In this class, we’ll focus on making yarn that inspires you from commercially dyed roving and top — yarn you’ll love to knit with. Together we’ll build your yarn from fiber braid up to a knitted swatch.

We’ll start by talking about the blueprint for a yarn, the yarn vision. We’ll break yarn down into all of its parts. We’ll build your yarn’s foundations by exploring fiber breeds and preparations. The walls – they’re the different drafting and plying methods we’ll work with. Finally, the roof goes on as we manipulate variegated top and roving to get the colors you’ve chosen just the way you want them.

All along the way you’ll get tips to keeping your yarn’s end use or yarn vision in mind and your yarn consistent. This class will give you confidence to build the yarns you want to knit with!

Twist and Ply: The Difference Ply and Twist Direction Make to Your Knitting

$90, includes fiber for class Sunday, January 22 from 10am-1pm
Click here to register!

Have you ever knit with your handspun and something just wasn’t right? Maybe your cables were floppy or your lace wasn’t open enough? The answer may lie in your chosen ply. The answer may also lie in the direction of twist and your style of knitting, or a combination of both.

In this class, we’ll spin and knit while exploring the effect ply and have on knitted fabric.

Together we’ll answer these questions:

• What makes cables pop?

• How to ply for open lace

• What about singles for knitting?

• What is chain plying good for?

• Why use more than 2 plies?

• Does the way I knit add more twist to my knitting or do I lose twist?

• How do I compensate for twist loss or gain in yarn?

We’ll also discuss the effects fiber breeds and blends, preparation, and woolen and worsted drafting can have on plying.

Cheaper by the Dozen: Twelve Ways to Spin Variegated Top

$90, includes fiber for class – Sunday, January 22 from 2-5pm
Click here to register!

How many ways are there to spin a variegated top?

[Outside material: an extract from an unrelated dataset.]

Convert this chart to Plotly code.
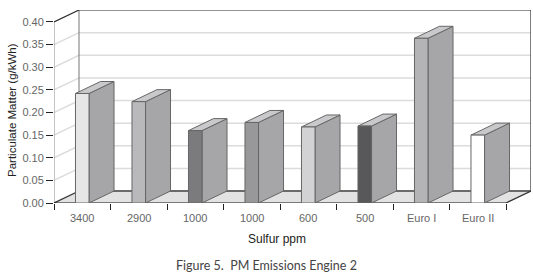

You are only limited by how fast you can spin. This class will take you through at least a dozen ways to work with variegated top. In this fast paced class we’ll explore spinning variegated tops to combine and blend colors for stark contrast or beautiful subtlety.

You’ll spin yarns and knit samples that will show the effects of changing the color flow on variegated fibers. You’ll learn ways to keep your yarn colors exactly the same as your fiber braid. You’ll learn the whys and how-tos of combining multiple variegated tops.

In this class we’ll explore:

• Mixing colors with plying

• Blending colors through drafting at the wheel

• Mixing 2 or more braids

• The easiest way to choose multiple braids to mix for a hat or for a sweater.

• How yarn size, fiber prep and your drafting style affects variegated yarns.

This class will give you a better idea of how braid in hand looks after it’s spun and knit After you spin in this class you’ll never look at your stash the same way again.